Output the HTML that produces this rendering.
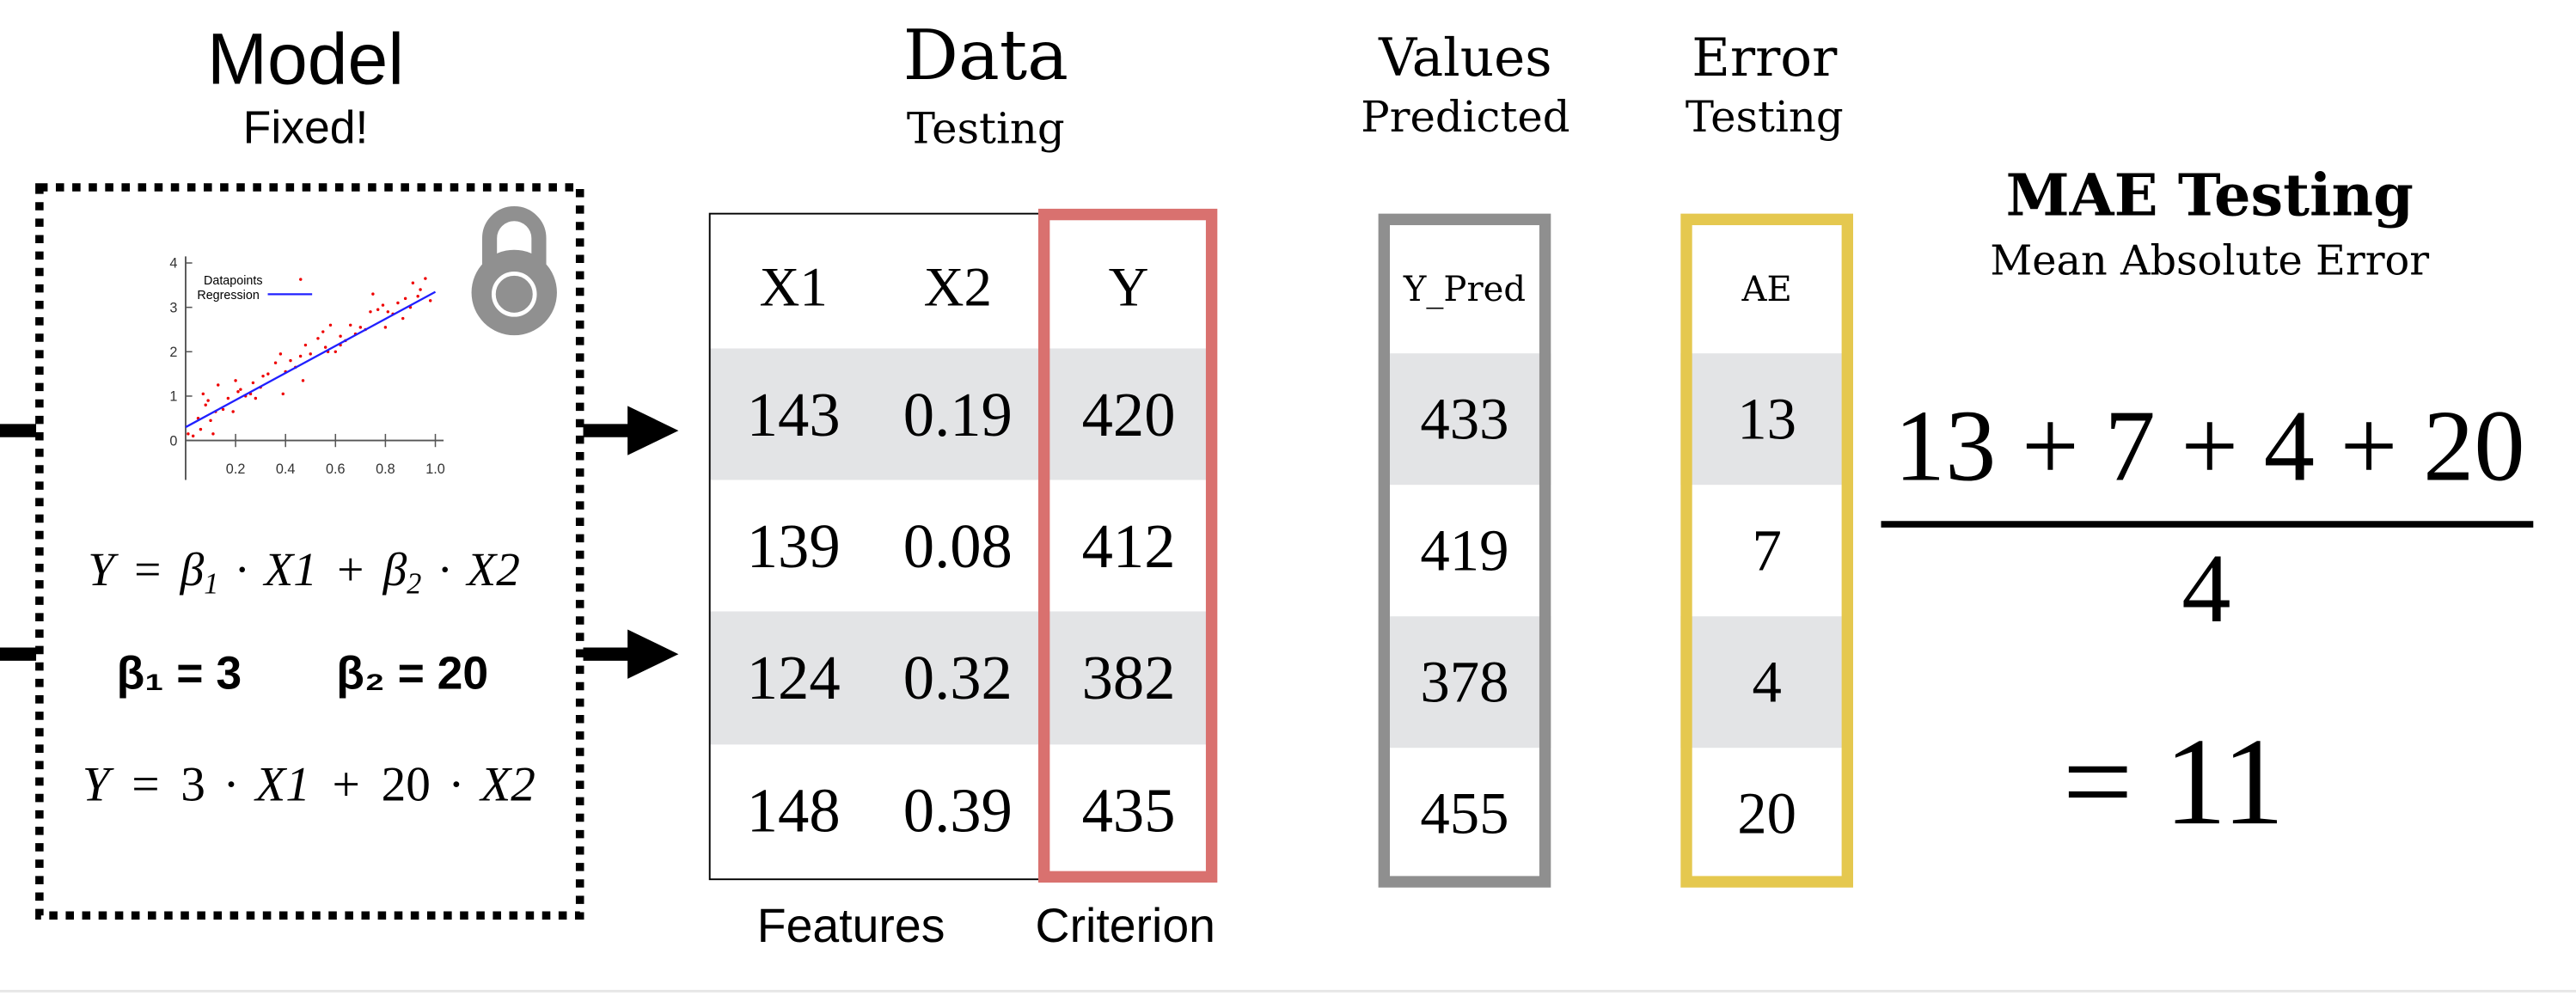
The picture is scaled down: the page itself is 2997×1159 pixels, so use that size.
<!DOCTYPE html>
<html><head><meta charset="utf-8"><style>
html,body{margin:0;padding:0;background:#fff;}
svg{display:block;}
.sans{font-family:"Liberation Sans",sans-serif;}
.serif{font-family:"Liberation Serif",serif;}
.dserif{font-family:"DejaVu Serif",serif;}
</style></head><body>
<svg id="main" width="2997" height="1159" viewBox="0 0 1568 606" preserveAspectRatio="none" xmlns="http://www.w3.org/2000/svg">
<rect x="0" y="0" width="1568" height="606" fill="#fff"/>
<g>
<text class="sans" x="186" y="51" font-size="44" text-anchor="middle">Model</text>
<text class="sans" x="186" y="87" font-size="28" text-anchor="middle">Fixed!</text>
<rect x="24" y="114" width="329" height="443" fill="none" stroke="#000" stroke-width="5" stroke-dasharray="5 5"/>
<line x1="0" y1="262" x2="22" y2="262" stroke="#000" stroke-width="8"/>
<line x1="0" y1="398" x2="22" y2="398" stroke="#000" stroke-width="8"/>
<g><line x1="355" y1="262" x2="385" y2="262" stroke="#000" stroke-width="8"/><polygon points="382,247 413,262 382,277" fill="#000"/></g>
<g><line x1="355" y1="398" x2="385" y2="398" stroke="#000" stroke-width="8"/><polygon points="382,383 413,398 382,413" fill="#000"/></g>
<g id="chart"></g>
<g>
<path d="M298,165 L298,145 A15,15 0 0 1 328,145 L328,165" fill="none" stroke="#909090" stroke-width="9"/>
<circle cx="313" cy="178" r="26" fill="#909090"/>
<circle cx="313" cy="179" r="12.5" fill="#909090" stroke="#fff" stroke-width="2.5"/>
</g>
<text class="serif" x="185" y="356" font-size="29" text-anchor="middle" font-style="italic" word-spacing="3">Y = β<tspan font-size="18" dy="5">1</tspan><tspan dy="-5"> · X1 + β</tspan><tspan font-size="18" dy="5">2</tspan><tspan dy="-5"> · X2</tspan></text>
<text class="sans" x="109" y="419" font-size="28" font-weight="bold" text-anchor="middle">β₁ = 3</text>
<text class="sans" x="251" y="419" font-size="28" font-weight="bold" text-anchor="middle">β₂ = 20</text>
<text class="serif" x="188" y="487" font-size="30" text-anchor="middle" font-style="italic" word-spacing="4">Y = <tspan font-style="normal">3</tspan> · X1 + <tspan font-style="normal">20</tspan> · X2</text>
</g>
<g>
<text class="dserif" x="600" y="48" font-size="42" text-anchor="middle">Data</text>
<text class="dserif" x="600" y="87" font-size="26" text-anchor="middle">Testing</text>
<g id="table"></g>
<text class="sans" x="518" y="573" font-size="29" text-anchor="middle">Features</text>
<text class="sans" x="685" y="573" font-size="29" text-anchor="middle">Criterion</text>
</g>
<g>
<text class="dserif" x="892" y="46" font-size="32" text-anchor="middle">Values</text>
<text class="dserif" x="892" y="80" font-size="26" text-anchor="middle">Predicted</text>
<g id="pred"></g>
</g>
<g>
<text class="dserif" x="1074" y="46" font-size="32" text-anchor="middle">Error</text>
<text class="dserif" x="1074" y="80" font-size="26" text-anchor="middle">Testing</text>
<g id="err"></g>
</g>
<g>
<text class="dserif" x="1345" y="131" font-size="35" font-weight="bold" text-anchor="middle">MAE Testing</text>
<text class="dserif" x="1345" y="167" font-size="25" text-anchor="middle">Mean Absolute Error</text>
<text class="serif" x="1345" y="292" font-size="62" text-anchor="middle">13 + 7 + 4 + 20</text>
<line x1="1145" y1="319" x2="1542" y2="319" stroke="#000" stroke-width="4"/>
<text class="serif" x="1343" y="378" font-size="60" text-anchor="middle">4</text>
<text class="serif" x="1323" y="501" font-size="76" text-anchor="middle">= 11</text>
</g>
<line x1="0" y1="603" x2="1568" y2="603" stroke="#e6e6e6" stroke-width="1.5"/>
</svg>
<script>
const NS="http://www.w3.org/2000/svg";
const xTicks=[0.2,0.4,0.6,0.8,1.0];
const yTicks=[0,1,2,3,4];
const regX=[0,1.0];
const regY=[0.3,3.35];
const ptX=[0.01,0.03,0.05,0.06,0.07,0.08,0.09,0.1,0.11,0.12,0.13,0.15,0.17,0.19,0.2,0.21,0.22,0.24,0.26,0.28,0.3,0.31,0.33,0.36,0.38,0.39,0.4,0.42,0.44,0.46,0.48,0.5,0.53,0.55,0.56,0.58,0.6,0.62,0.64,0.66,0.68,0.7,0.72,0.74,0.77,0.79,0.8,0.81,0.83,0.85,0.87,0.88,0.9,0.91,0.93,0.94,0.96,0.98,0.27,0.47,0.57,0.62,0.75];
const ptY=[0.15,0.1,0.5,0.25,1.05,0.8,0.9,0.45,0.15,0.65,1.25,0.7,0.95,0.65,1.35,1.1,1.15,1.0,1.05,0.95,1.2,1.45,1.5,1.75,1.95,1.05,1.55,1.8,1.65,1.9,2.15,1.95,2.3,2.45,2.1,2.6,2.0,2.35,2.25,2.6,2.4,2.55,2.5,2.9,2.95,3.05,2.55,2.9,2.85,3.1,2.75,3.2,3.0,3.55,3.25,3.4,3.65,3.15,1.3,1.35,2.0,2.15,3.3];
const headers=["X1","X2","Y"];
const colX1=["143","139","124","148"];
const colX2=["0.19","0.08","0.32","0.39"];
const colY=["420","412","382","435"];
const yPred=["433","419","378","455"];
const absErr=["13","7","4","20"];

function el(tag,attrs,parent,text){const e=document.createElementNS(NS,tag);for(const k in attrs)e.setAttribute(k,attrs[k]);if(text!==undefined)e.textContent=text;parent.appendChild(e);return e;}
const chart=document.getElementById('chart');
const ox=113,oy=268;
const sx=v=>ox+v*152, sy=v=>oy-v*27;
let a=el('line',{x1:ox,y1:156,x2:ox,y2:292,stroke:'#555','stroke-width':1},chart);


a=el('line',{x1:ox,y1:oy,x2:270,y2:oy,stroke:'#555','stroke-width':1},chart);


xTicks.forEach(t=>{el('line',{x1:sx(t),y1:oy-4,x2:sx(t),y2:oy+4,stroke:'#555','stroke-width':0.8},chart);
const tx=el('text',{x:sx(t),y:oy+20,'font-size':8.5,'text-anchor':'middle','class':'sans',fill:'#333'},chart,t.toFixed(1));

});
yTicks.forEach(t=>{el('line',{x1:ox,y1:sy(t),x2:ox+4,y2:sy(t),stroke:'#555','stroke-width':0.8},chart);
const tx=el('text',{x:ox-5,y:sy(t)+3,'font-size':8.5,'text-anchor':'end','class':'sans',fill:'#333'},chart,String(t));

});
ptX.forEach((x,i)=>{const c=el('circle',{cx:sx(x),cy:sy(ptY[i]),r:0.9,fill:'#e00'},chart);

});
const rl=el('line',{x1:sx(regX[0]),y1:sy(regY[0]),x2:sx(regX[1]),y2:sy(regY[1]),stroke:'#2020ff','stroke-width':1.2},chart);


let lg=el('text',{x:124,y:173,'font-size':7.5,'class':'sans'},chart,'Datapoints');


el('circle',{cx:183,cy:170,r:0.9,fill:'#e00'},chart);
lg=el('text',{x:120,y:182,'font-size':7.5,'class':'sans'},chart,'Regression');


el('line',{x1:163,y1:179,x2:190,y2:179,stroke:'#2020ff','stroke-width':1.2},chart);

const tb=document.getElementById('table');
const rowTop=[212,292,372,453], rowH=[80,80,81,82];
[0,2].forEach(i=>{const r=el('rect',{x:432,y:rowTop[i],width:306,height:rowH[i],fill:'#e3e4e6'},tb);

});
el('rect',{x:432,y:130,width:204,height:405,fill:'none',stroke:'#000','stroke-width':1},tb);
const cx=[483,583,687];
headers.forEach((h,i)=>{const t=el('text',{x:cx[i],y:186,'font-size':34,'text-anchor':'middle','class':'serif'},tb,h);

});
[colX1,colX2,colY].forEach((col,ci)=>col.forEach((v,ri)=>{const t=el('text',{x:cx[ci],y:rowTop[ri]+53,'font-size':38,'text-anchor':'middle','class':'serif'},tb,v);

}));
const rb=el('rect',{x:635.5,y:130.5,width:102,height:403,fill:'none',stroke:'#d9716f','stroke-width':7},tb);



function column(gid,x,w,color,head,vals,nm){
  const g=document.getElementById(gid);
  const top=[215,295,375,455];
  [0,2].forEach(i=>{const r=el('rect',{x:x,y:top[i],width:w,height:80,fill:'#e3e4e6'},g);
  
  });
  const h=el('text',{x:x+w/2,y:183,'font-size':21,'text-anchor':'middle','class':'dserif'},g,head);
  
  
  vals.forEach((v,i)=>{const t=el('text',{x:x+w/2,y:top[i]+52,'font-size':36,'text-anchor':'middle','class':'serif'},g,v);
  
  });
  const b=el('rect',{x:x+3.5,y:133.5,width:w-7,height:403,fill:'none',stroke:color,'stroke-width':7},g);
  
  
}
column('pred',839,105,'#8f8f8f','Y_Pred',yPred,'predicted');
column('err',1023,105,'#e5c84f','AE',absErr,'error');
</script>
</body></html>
........
Instructions for the task:
Find each line holding the string "that" and copy it out.

Output of the exercise:
Output the HTML that produces this rendering.
The picture is scaled down: the page itself is 2997×1159 pixels, so use that size.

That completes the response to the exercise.